PROBLEM DETAILS: Don't include pictures. Quote the lines below from the first through the line that contains "const y = d3.scaleLinear().domain([0, 50000]).range([B, T]);".

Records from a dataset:
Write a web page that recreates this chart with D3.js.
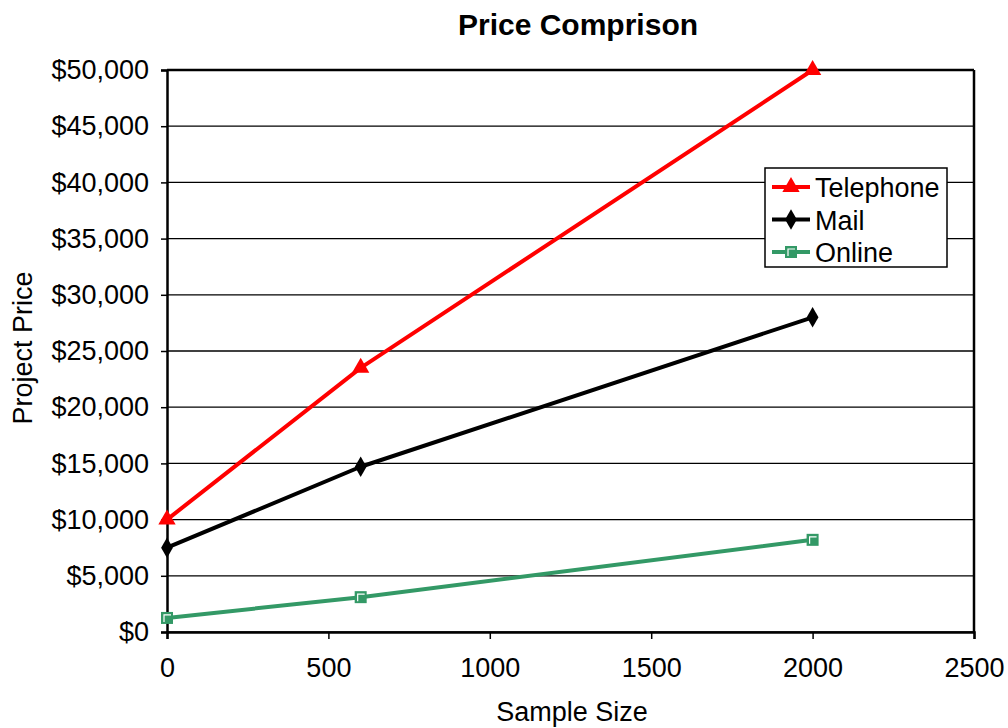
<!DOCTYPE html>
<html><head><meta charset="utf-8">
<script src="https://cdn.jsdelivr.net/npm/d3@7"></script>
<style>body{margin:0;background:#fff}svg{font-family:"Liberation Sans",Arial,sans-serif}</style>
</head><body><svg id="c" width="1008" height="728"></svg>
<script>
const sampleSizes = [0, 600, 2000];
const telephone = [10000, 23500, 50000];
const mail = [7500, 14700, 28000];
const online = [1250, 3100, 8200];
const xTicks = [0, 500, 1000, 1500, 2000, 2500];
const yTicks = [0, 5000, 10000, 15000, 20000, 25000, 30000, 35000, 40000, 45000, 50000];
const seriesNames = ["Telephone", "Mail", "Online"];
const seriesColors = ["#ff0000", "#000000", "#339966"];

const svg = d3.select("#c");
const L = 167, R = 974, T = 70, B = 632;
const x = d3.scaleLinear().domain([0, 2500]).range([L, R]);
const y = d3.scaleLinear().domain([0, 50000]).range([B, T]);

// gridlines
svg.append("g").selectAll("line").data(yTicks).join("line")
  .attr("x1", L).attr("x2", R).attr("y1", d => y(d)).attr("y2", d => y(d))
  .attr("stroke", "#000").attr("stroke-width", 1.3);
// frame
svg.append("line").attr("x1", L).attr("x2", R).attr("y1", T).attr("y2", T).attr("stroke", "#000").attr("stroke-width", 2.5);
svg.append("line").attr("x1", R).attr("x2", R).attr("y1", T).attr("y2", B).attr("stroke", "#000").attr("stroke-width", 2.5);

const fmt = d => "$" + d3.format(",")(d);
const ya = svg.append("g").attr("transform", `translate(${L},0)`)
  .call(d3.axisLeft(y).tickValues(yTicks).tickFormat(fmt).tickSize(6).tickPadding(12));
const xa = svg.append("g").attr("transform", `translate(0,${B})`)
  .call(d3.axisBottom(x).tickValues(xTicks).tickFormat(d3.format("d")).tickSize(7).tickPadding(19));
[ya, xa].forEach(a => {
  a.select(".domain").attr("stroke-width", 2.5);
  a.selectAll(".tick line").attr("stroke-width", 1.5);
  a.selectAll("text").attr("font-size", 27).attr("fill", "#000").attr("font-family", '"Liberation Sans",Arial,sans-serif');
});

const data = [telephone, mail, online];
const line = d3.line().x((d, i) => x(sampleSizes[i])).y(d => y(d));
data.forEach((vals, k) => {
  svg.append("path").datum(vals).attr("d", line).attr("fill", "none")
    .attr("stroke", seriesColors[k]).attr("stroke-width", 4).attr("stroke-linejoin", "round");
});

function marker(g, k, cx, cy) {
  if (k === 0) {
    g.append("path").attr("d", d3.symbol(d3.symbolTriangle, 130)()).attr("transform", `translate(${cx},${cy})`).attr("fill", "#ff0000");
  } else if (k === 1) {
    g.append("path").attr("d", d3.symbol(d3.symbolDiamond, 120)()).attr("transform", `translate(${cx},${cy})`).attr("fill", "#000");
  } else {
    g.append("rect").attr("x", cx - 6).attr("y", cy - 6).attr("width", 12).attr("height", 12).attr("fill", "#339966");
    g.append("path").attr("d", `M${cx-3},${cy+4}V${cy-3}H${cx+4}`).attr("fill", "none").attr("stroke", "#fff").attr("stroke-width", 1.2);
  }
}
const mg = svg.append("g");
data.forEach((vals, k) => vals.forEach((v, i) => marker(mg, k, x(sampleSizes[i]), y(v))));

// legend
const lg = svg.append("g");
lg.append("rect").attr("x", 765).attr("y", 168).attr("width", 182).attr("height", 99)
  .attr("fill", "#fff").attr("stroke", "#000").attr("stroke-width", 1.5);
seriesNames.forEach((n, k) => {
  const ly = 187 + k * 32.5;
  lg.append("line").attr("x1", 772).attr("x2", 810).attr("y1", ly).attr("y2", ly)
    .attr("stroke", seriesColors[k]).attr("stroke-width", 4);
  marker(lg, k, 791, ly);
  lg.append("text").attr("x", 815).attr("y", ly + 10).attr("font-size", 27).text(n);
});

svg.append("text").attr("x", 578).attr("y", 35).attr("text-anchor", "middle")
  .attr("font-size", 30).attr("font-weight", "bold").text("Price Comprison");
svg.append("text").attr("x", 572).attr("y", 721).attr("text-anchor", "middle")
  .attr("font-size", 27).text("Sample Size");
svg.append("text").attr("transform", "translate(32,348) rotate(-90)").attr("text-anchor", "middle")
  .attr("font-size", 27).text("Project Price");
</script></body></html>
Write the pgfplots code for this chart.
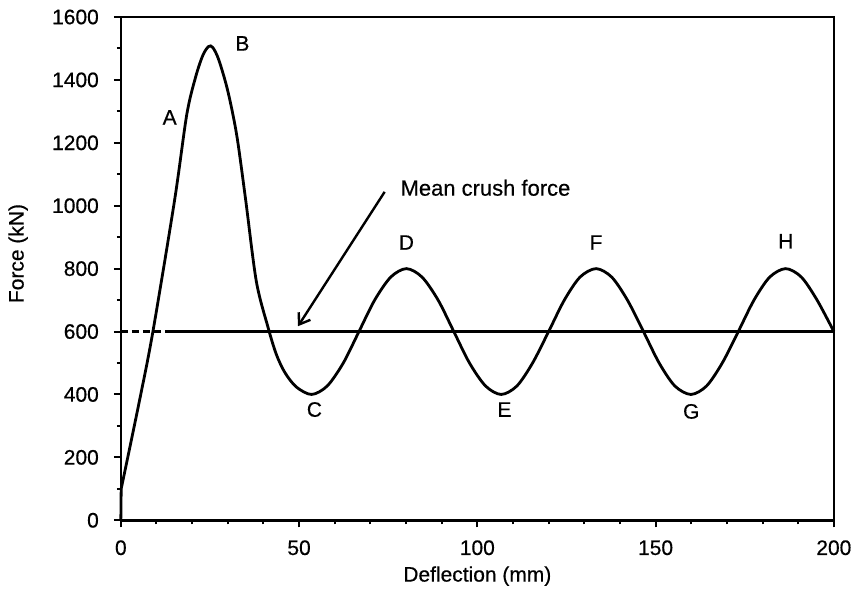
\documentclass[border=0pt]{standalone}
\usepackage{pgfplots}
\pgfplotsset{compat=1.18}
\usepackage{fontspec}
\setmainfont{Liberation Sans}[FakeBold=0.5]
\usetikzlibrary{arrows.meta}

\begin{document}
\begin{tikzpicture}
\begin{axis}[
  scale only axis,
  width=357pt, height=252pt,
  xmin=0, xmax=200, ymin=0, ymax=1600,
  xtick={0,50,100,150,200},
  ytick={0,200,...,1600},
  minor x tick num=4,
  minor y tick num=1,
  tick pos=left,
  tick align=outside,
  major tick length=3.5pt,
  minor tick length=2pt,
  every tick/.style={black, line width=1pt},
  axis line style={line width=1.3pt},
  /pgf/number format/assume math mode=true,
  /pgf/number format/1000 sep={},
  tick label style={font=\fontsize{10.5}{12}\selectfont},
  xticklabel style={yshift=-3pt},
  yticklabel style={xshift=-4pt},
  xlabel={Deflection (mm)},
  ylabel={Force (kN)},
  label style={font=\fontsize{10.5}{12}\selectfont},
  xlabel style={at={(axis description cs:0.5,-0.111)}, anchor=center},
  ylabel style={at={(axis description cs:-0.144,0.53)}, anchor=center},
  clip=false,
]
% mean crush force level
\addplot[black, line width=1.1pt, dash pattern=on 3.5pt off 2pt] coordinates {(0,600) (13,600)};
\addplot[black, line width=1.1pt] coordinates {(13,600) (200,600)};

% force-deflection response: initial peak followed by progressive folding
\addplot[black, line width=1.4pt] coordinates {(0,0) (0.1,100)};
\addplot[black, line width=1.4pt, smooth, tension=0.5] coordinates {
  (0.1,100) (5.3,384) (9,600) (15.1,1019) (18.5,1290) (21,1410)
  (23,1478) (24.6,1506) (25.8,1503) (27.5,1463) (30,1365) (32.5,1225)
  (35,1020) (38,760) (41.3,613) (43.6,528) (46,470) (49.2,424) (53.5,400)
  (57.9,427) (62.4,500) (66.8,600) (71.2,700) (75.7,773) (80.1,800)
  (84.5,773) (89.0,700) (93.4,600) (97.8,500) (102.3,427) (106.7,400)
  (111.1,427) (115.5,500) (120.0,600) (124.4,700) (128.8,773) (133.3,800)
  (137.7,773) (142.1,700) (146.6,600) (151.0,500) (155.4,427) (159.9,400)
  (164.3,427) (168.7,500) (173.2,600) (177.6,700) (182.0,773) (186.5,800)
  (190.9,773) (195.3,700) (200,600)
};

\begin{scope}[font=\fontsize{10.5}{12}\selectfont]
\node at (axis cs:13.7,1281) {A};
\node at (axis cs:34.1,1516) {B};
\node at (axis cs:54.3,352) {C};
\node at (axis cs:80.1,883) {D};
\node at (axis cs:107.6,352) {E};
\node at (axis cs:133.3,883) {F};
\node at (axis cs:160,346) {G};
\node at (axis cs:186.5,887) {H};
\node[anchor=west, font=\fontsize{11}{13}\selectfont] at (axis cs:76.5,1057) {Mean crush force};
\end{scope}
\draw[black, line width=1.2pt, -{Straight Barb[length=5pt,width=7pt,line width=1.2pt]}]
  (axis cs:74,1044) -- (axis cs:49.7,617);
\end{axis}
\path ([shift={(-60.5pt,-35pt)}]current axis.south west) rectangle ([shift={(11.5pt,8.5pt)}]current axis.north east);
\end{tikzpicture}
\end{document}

TASK RESPONSE:
Write a web page that recreates this chart with D3.js.
<!DOCTYPE html>
<html><head><meta charset="utf-8">
<script src="https://cdn.jsdelivr.net/npm/d3@7"></script>
<style>body{margin:0;background:#fff}svg{font-family:"Liberation Sans",Arial,sans-serif}</style>
</head><body><svg id="c" width="1008" height="728"></svg>
<script>
const sampleSizes = [0, 600, 2000];
const telephone = [10000, 23500, 50000];
const mail = [7500, 14700, 28000];
const online = [1250, 3100, 8200];
const xTicks = [0, 500, 1000, 1500, 2000, 2500];
const yTicks = [0, 5000, 10000, 15000, 20000, 25000, 30000, 35000, 40000, 45000, 50000];
const seriesNames = ["Telephone", "Mail", "Online"];
const seriesColors = ["#ff0000", "#000000", "#339966"];

const svg = d3.select("#c");
const L = 167, R = 974, T = 70, B = 632;
const x = d3.scaleLinear().domain([0, 2500]).range([L, R]);
const y = d3.scaleLinear().domain([0, 50000]).range([B, T]);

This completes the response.